▶ [DATA EXTRACT]
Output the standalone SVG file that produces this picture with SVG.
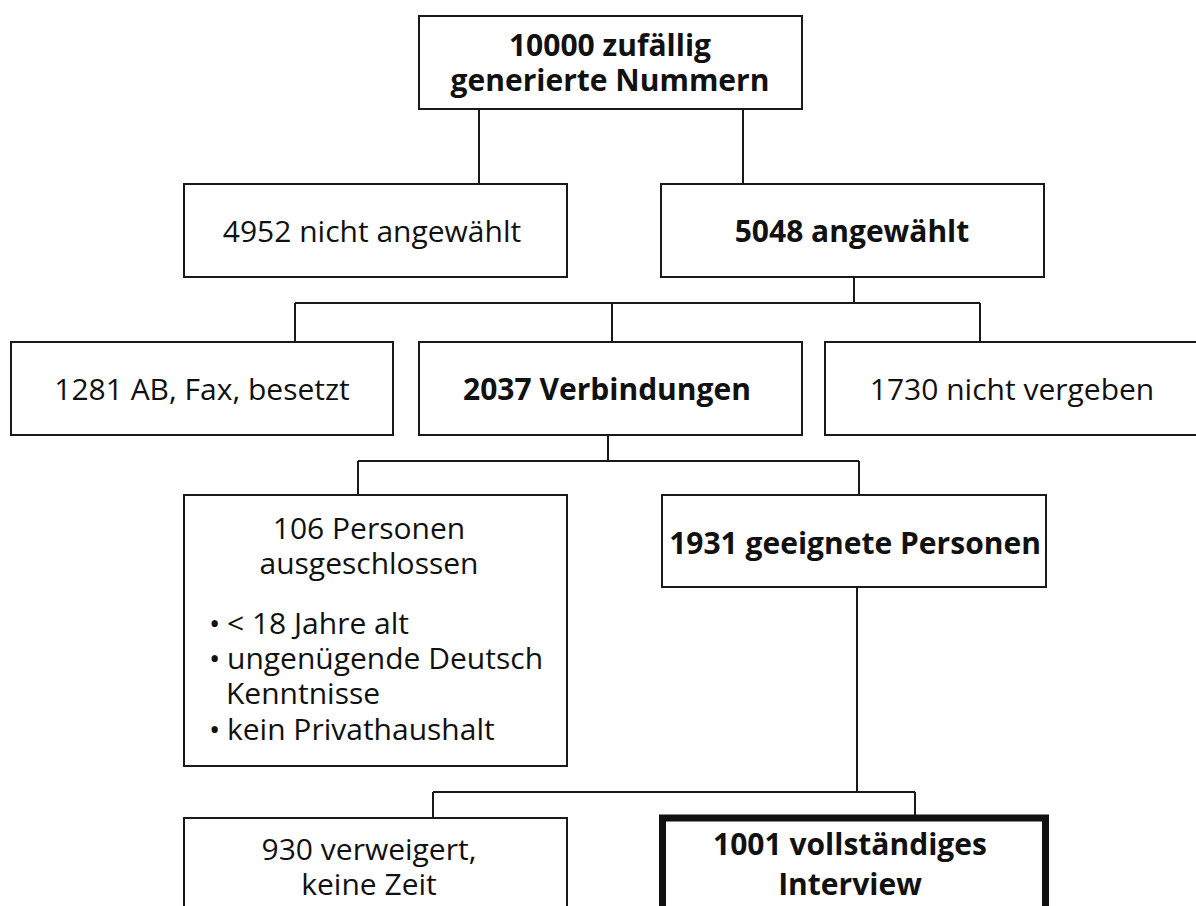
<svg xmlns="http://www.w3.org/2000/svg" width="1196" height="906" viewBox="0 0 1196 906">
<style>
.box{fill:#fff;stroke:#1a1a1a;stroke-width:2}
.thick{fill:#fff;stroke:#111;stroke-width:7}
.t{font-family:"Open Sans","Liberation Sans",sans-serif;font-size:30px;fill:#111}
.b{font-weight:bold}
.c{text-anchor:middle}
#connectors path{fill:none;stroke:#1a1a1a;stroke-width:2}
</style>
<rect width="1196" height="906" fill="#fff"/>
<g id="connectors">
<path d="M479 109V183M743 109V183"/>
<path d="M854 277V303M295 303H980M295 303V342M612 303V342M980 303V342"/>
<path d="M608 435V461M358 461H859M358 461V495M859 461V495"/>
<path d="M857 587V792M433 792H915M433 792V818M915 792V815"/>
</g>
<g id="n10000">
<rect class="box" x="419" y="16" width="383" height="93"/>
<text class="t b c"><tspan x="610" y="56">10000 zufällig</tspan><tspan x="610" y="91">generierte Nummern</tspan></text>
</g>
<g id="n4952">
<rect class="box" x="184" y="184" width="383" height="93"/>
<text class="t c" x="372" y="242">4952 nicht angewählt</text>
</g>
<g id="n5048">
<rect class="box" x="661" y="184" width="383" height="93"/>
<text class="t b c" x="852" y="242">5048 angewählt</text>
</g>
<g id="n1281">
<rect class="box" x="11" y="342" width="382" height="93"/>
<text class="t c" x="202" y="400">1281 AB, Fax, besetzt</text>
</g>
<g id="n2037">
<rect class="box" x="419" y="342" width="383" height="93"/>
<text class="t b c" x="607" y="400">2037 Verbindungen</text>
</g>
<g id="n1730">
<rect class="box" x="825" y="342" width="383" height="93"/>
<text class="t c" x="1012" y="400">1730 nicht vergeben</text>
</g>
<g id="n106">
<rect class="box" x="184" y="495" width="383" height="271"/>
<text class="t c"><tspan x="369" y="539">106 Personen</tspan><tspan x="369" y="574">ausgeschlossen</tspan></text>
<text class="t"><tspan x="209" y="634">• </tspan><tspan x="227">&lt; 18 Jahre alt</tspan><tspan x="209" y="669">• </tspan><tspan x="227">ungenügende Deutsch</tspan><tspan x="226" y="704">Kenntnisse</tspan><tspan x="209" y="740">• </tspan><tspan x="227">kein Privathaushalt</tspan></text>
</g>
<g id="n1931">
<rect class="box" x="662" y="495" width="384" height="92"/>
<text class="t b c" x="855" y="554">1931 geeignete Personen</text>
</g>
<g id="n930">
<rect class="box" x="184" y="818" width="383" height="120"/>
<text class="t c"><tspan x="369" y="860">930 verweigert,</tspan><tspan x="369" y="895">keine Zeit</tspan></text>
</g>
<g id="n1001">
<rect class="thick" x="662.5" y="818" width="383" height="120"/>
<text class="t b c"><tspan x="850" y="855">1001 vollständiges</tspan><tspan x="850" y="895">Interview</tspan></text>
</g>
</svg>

▶ [STATED TASK] Leave out the pictures and copy the rest of the material above exactly.

▶ [OUTPUT BELOW]
Output the standalone SVG file that produces this picture with SVG.
<svg xmlns="http://www.w3.org/2000/svg" width="1196" height="906" viewBox="0 0 1196 906">
<style>
.box{fill:#fff;stroke:#1a1a1a;stroke-width:2}
.thick{fill:#fff;stroke:#111;stroke-width:7}
.t{font-family:"Open Sans","Liberation Sans",sans-serif;font-size:30px;fill:#111}
.b{font-weight:bold}
.c{text-anchor:middle}
#connectors path{fill:none;stroke:#1a1a1a;stroke-width:2}
</style>
<rect width="1196" height="906" fill="#fff"/>
<g id="connectors">
<path d="M479 109V183M743 109V183"/>
<path d="M854 277V303M295 303H980M295 303V342M612 303V342M980 303V342"/>
<path d="M608 435V461M358 461H859M358 461V495M859 461V495"/>
<path d="M857 587V792M433 792H915M433 792V818M915 792V815"/>
</g>
<g id="n10000">
<rect class="box" x="419" y="16" width="383" height="93"/>
<text class="t b c"><tspan x="610" y="56">10000 zufällig</tspan><tspan x="610" y="91">generierte Nummern</tspan></text>
</g>
<g id="n4952">
<rect class="box" x="184" y="184" width="383" height="93"/>
<text class="t c" x="372" y="242">4952 nicht angewählt</text>
</g>
<g id="n5048">
<rect class="box" x="661" y="184" width="383" height="93"/>
<text class="t b c" x="852" y="242">5048 angewählt</text>
</g>
<g id="n1281">
<rect class="box" x="11" y="342" width="382" height="93"/>
<text class="t c" x="202" y="400">1281 AB, Fax, besetzt</text>
</g>
<g id="n2037">
<rect class="box" x="419" y="342" width="383" height="93"/>
<text class="t b c" x="607" y="400">2037 Verbindungen</text>
</g>
<g id="n1730">
<rect class="box" x="825" y="342" width="383" height="93"/>
<text class="t c" x="1012" y="400">1730 nicht vergeben</text>
</g>
<g id="n106">
<rect class="box" x="184" y="495" width="383" height="271"/>
<text class="t c"><tspan x="369" y="539">106 Personen</tspan><tspan x="369" y="574">ausgeschlossen</tspan></text>
<text class="t"><tspan x="209" y="634">• </tspan><tspan x="227">&lt; 18 Jahre alt</tspan><tspan x="209" y="669">• </tspan><tspan x="227">ungenügende Deutsch</tspan><tspan x="226" y="704">Kenntnisse</tspan><tspan x="209" y="740">• </tspan><tspan x="227">kein Privathaushalt</tspan></text>
</g>
<g id="n1931">
<rect class="box" x="662" y="495" width="384" height="92"/>
<text class="t b c" x="855" y="554">1931 geeignete Personen</text>
</g>
<g id="n930">
<rect class="box" x="184" y="818" width="383" height="120"/>
<text class="t c"><tspan x="369" y="860">930 verweigert,</tspan><tspan x="369" y="895">keine Zeit</tspan></text>
</g>
<g id="n1001">
<rect class="thick" x="662.5" y="818" width="383" height="120"/>
<text class="t b c"><tspan x="850" y="855">1001 vollständiges</tspan><tspan x="850" y="895">Interview</tspan></text>
</g>
</svg>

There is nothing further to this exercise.